= REQUIREMENT =
Starting at the top of the entries, restate word for word each line up to and including the one with "var yLabelTicks = [4, 6, 8, 10];".

________________________

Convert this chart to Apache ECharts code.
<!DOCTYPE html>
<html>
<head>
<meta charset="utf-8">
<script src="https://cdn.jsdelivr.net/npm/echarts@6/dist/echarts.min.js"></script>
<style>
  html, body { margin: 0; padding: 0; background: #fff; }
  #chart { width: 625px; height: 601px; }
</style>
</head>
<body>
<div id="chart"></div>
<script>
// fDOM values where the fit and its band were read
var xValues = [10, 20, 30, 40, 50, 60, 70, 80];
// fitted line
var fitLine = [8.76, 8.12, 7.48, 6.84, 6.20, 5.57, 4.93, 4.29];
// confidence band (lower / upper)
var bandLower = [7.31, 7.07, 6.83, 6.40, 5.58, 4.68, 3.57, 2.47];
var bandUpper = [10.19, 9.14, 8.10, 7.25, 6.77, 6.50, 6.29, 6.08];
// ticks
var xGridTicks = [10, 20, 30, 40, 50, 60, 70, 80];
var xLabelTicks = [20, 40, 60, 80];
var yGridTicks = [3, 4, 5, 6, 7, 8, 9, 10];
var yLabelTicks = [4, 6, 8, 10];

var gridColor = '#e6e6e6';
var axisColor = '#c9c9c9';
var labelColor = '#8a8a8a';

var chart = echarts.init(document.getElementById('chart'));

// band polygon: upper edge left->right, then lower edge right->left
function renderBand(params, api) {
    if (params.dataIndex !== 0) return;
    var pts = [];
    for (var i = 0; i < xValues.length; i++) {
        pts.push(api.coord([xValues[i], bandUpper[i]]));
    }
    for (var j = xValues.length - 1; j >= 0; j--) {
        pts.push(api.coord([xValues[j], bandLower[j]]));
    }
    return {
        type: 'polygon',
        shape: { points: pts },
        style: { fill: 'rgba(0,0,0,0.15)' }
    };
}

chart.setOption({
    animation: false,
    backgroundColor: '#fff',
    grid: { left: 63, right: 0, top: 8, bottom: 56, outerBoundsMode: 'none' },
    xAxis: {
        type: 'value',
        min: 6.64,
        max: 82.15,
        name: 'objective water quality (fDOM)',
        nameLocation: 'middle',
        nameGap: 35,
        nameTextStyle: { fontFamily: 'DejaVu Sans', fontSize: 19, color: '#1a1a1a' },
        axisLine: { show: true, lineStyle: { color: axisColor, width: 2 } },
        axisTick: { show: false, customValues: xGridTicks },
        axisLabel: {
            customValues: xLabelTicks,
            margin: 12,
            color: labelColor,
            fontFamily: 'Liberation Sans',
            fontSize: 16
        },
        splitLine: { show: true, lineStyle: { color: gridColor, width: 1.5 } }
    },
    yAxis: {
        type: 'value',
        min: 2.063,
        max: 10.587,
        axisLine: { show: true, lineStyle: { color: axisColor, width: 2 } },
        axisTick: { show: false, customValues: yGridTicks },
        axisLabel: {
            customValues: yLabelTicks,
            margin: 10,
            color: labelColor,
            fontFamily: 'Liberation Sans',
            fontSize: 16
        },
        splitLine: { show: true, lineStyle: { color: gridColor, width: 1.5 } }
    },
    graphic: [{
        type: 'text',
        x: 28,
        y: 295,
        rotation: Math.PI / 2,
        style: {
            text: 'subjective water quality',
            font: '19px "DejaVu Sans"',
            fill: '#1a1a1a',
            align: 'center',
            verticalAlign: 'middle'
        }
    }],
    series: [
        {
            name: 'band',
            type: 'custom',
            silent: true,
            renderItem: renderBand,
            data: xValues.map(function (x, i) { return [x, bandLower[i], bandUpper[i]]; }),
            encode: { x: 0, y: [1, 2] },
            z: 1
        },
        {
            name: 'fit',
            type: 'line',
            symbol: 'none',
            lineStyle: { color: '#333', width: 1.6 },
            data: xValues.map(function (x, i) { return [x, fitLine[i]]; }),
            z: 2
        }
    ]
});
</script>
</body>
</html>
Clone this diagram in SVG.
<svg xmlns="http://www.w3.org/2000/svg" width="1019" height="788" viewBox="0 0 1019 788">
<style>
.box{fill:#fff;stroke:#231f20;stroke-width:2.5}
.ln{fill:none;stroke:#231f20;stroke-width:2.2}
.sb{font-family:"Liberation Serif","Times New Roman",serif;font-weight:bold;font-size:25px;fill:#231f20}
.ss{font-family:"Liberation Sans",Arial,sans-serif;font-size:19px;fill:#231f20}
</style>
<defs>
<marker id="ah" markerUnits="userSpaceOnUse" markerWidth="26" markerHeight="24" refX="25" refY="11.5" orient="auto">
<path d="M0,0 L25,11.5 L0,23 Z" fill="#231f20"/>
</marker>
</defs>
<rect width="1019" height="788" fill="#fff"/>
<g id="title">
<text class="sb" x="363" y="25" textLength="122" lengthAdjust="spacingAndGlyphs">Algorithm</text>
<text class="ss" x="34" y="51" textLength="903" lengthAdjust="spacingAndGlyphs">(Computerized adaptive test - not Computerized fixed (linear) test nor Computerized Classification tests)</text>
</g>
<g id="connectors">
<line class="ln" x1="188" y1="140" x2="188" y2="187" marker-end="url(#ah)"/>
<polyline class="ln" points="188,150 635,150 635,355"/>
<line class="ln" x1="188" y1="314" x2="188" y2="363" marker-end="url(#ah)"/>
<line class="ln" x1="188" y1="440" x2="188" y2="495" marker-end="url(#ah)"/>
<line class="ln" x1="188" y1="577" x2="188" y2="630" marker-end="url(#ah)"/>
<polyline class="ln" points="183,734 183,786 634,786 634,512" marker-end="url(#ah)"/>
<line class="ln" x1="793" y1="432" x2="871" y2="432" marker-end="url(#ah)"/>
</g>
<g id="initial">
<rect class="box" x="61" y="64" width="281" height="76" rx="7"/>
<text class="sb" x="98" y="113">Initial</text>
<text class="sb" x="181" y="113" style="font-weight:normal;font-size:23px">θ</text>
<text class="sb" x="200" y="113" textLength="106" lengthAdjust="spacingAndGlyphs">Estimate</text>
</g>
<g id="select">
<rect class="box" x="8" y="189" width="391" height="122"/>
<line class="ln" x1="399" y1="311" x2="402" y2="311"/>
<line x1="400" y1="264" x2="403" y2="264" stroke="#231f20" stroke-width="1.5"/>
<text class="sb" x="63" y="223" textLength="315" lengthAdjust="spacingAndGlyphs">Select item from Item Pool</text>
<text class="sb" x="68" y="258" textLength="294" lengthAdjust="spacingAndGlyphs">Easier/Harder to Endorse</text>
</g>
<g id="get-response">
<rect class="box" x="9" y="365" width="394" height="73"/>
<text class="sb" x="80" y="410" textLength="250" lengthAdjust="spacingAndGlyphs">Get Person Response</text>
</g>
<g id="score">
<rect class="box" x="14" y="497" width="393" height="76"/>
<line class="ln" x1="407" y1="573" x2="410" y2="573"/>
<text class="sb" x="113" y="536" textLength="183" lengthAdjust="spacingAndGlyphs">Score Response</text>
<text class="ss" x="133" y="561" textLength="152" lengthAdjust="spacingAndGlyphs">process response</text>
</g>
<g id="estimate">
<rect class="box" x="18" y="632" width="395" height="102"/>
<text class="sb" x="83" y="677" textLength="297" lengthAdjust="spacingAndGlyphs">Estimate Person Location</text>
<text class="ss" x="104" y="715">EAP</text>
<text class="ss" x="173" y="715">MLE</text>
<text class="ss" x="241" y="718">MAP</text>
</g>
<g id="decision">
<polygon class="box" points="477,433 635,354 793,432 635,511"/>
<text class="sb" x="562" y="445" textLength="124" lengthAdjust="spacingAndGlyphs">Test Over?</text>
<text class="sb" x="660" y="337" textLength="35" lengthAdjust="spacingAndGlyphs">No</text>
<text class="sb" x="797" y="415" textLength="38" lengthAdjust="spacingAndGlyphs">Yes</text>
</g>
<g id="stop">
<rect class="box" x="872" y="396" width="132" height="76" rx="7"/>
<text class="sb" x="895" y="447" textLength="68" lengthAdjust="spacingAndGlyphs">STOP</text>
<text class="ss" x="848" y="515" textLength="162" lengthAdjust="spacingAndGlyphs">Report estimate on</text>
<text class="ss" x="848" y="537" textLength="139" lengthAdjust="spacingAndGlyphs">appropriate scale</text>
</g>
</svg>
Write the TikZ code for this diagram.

________________________

= THE RESPONSE =
Convert this chart to Apache ECharts code.
<!DOCTYPE html>
<html>
<head>
<meta charset="utf-8">
<script src="https://cdn.jsdelivr.net/npm/echarts@6/dist/echarts.min.js"></script>
<style>
  html, body { margin: 0; padding: 0; background: #fff; }
  #chart { width: 625px; height: 601px; }
</style>
</head>
<body>
<div id="chart"></div>
<script>
// fDOM values where the fit and its band were read
var xValues = [10, 20, 30, 40, 50, 60, 70, 80];
// fitted line
var fitLine = [8.76, 8.12, 7.48, 6.84, 6.20, 5.57, 4.93, 4.29];
// confidence band (lower / upper)
var bandLower = [7.31, 7.07, 6.83, 6.40, 5.58, 4.68, 3.57, 2.47];
var bandUpper = [10.19, 9.14, 8.10, 7.25, 6.77, 6.50, 6.29, 6.08];
// ticks
var xGridTicks = [10, 20, 30, 40, 50, 60, 70, 80];
var xLabelTicks = [20, 40, 60, 80];
var yGridTicks = [3, 4, 5, 6, 7, 8, 9, 10];
var yLabelTicks = [4, 6, 8, 10];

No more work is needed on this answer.